For the second time in 11 years, the military’s tongue-in-cheek version of Tombstone, Arizona’s famous cemetery, has been exhumed, this time from the closed PSAB to its new resting place here.

Cemetery builders chose a small, unclaimed parcel of land behind the 379th Expeditionary Logistics Readiness Squadron fuels maintenance area.

The cemetery is primarily for worn-out work boots; however, petroleum, oils and lubricants airmen, the cemetery’s caretakers, have also dispatched unserviceable jet fuel bladders, uniform items and other miscellaneous memorabilia. Only unserviceable items are welcome at Boot Hill and only the caretakers or honorary members may contribute to the collection.

Boot Hill began in 1992 when 4404th Wing Fuels Management Flight airmen built it in Dhahran. When the wing moved to PSAB after the Khobar Towers bombing, Boot Hill moved with it. “Burials” have taken place at Boot Hill ever since. Legend has it that if a troop buries boots there, he or she will never have to return to the base, provided the person performs all aspects of the ritualistic ceremony correctly. The key is to not look back at the cemetery after the ceremony. If one turns back, all bets are off.

“PSAB wanted to keep the Boot Hill tradition going, so they boxed up the cemetery and sent it here before closing,” said Chief Master Sgt.
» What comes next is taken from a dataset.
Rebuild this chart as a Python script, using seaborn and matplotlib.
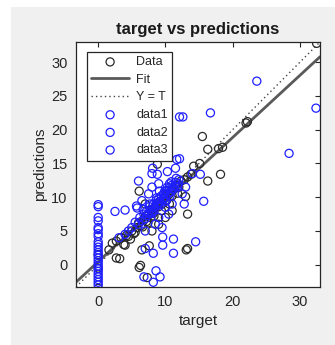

Thomas Buchanan, fuels manager here. “We’ve got some motivated people here who took on the project to resurrect Boot Hill.”
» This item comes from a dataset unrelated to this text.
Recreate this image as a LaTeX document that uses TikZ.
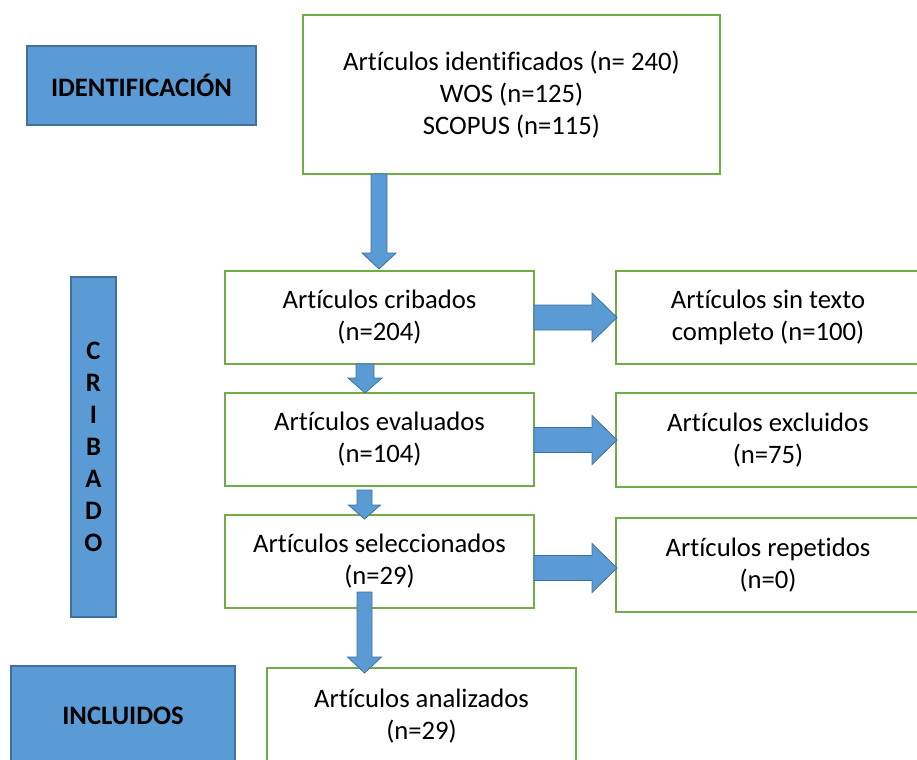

PSAB’s cemetery had a Halloween look to it with a rickety picket fence, small rocks, old fuel hoses, elaborate markers, a plywood chapel and more than 200 boots. Many markers in the cemetery had inscriptions -- reminders of people who had served before, tributes to spouses who endured long deployments and poems.

“Walking through the PSAB cemetery, you could easily see the names of people you might know on various boots,” said Buchanan. “It’s like walking through history.”

He credits the entire fuels flight for bringing Boot Hill to life, especially the creative talents of Staff Sgts. John Eaton and Eric Peterson, and Airman 1st Class Camilo Romero.

Does Boot Hill really work? No one can really say for sure, or perhaps fear of a jinx keeps lips sealed. The fact is, some have managed to escape redeployment altogether, some have redeployed to the same base or another in the region and others, like Buchanan, have returned to Southwest Asia several times.

“We’d like to think that as long as POL members get deployed, there will always be a Boot Hill in the region for us,” Buchanan said. (Capt. Liza Barreto, formerly of the 363rd Air Expeditionary Supply Squadron at PSAB, contributed to this story.)